Are you creative and crafty? Open up an Etsy or Shopify store and sell physical or digital products:
- knitted or crocheted garments
- handmade cards
- blankets or throws
- and more
Maybe you love to write. You could be a ghostwriter or offer editing services. Have lots of social media knowledge? Become a VA. Enjoy reading? Create a book review service. Petsit, babysit, deliver packages, newspapers and flyers, take online surveys – there are endless ways to earn that extra cash if you are prepared to put the time and effort in.
9. Downsize your life. If you are an empty nester and have adult children that are financially independent, think about downsizing your house. While downsizing may seem like an extreme idea, it could be a fantastic way of creating an almost immediate lump sum of money that could potentially pay off another, much smaller mortgage in full with extra cash that be invested and saved elsewhere.
10. Rent out a space in your home or on your property. This requires a lot of work, but there are plenty of people who have been able to raise some much-needed extra funds by becoming a highly-rated host on Airbnb or landlord. I was very lucky and able to rent out two bedrooms in my home to two people for over 10 years before they decided to move on. That extra cash helped me pay my bills, do renovations and start a savings account.
11. Get rid of one car. The expenses involved in maintaining multiple vehicles can be enormous, and while logistically this would take some planning if you’re used to using several cars, it would inevitably save money in the long term, and also create a lump sum from the sale of the car. It may take some thought and one person may be slightly inconvenienced sometimes but I bet if you look out on to your driveway, most times, both cars will be just sitting there.

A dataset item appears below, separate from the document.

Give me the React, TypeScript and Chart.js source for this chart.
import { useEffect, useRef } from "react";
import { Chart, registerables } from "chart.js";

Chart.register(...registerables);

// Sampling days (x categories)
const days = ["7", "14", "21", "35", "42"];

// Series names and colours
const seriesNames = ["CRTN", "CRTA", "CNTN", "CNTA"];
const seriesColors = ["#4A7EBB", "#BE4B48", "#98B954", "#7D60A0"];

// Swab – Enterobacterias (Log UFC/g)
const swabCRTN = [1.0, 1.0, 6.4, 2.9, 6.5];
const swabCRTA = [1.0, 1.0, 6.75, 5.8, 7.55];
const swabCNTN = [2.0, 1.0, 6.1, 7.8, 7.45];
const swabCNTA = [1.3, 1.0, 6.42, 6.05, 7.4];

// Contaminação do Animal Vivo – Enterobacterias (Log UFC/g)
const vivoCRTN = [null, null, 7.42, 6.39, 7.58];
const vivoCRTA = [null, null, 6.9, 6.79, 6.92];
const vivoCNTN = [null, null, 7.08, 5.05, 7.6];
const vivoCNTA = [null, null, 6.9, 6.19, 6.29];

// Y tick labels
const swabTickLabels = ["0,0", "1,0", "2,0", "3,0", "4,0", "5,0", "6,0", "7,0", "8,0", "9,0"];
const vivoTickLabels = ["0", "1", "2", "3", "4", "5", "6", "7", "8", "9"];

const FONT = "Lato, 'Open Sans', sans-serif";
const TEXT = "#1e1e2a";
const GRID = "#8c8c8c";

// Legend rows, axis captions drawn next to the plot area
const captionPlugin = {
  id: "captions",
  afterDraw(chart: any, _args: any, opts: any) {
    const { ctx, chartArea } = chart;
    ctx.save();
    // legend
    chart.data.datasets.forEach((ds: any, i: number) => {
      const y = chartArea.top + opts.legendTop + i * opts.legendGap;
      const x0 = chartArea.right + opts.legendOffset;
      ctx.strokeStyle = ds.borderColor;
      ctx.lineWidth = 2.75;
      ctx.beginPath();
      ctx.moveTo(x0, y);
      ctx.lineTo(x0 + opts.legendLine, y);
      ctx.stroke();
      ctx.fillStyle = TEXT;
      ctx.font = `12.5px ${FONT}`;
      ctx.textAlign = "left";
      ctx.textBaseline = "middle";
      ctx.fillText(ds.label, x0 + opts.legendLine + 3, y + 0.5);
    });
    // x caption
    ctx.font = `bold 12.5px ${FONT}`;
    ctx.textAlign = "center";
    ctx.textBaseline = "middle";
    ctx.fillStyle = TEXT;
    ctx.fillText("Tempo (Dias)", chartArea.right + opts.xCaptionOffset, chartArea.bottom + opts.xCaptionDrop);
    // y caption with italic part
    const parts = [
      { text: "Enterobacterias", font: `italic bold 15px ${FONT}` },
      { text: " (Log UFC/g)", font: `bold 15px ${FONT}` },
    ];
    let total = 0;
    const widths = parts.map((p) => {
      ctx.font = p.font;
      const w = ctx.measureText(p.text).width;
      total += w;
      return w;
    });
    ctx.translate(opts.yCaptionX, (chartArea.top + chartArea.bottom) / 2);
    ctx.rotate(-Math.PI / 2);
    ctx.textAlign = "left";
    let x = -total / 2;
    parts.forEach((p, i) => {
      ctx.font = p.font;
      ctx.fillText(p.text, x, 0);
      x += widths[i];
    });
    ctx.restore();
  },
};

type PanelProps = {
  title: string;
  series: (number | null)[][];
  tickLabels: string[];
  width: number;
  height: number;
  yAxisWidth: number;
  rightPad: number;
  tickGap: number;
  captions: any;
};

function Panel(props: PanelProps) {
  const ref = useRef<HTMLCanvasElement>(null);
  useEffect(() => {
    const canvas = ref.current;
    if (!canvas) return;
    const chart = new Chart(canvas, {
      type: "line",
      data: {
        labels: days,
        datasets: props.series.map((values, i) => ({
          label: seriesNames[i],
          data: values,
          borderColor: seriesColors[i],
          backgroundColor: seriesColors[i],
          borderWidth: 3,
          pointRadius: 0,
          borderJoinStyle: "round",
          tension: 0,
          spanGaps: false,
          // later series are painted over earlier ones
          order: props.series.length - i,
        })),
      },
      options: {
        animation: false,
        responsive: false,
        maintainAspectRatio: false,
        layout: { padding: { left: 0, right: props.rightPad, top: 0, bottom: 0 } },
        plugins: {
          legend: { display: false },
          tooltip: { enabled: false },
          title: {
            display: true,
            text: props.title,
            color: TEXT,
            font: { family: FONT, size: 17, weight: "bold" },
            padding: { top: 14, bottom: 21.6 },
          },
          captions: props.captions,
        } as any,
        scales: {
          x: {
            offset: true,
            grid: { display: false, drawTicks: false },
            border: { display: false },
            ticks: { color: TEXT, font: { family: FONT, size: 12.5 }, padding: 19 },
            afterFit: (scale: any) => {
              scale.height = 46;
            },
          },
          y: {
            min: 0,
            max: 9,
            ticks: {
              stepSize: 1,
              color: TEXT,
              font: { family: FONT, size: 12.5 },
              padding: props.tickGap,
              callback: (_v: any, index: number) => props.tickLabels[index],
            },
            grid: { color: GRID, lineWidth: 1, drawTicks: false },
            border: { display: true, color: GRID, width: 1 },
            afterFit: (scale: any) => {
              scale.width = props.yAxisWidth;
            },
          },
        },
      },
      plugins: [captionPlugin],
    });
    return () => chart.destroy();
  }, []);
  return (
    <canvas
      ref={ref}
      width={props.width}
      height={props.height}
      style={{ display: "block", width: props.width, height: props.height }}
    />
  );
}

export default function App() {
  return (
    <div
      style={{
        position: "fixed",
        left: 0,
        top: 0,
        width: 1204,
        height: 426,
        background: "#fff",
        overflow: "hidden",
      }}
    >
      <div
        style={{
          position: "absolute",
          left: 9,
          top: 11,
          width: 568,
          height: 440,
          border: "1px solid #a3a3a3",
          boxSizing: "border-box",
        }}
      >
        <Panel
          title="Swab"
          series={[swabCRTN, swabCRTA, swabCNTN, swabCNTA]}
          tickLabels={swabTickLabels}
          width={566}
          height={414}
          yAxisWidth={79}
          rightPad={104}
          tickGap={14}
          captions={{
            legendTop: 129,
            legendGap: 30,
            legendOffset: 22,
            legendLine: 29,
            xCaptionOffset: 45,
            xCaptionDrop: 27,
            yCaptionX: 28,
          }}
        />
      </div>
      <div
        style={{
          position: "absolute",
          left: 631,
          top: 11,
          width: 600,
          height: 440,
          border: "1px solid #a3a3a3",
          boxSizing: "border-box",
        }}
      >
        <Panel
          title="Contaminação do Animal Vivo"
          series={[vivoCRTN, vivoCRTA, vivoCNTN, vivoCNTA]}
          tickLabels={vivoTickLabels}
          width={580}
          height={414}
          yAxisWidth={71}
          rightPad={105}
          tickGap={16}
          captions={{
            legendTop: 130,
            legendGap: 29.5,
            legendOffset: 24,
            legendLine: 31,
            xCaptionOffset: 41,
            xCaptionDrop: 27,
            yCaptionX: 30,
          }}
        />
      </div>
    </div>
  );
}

12 Consult a financial advisor about investing. Deciding on how much to invest and where can potentially be confusing and tricky if this is something that you have never done before, but speaking to a reputable advisor may give you some ideas as to how to make your savings earn more for you before you retire.
Early retirement is a wonderful goal to work towards, even when you start late. By planning, working out a budget, cutting back, selling or creating side-hustles, you’ll be surprised at how much you can save in a short period of time!